Neem nogmaals de baan van punt `P` beschreven door de parametervoorstelling `P(x(t),y(t)) = (4cos(t) + 2cos(2t), 4sin(t) + 2sin(2t))` . Bereken algebraïsch de maximale baansnelheid van punt `P` .

> antwoord

De baansnelheid wordt bepaald door de snelheidsvector `vec(v) = ((x'(t)),(y'(t)))` .
Hier geldt: `x'(t) = text(-)4sin(t)-4sin(4t)` en `y'(t) = 4cos(t)+4cos(2t)` .
De baansnelheid `v` (ook wel vectoriële snelheid) op tijdstip `t` is de lengte van de snelheidsvector: `v = |vec(v)|` . Hiervoor geldt:

`v` `=` `sqrt((x'(t))^2 + (y'(t))^2)`
`x'(t)` en `y'(t)` invullen
`=` `sqrt((text(-)4sin(t) - 4sin(2t))^2 + (4cos(t) + 4cos(2t))^2)`
haakjes wegwerken
`=` `sqrt(16 + 16 + 32sin(t)sin(2t) + 32cos(t)cos(2t))`

formules voor `sin(2t)` en `cos(2t)` gebruiken

`=` `sqrt(32 + 32 cos(t))`

Omdat `text(-)1 le cos(t) le 1` weet je dat de maxima van `v` liggen op `cos(t) = 1` , ofwel `t = k*2pi` .
Hiermee vind je de maximale snelheid en de coördinaten waarop de snelheid maximaal is:
`v(k*pi) = 4sqrt(4) = 8` .

Opgave 10

Bestudeer Voorbeeld 3.

a

Welke coördinaten heeft `P` wanneer de snelheid maximaal is?

b

Omdat de baan van `P` een keerpunt heeft, weet je dat de minimale snelheid `0` is.

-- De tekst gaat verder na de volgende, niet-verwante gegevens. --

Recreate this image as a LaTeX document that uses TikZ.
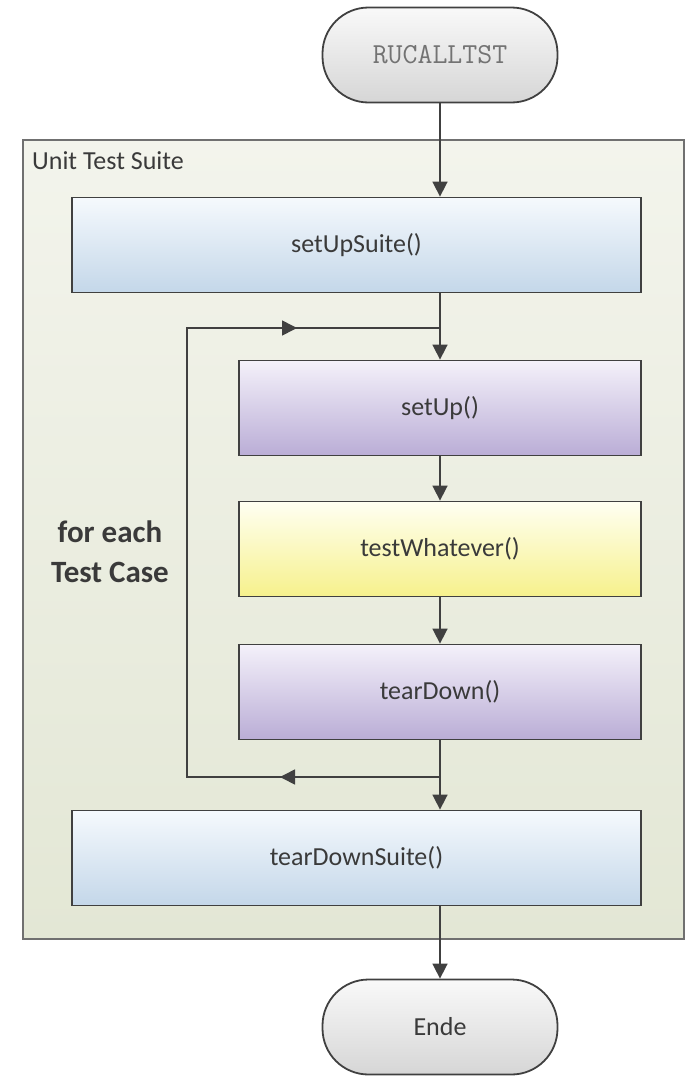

Toon aan dat dit ook volgt uit de formule voor `v` uit het voorbeeld.

c

Welke coördinaten heeft `P` wanneer de snelheid minimaal is?

Opgave 11

Neem de baan van punt `P` beschreven door de parametervoorstelling `(x(t), y(t)) = (2t^2 - 1, t^3 - 2t + 2)` .

a

Bereken de minimale baansnelheid van punt `P` .

b

Welke coördinaten heeft `P` als de snelheid minimaal is?

c

Beredeneer of er een maximale snelheid is.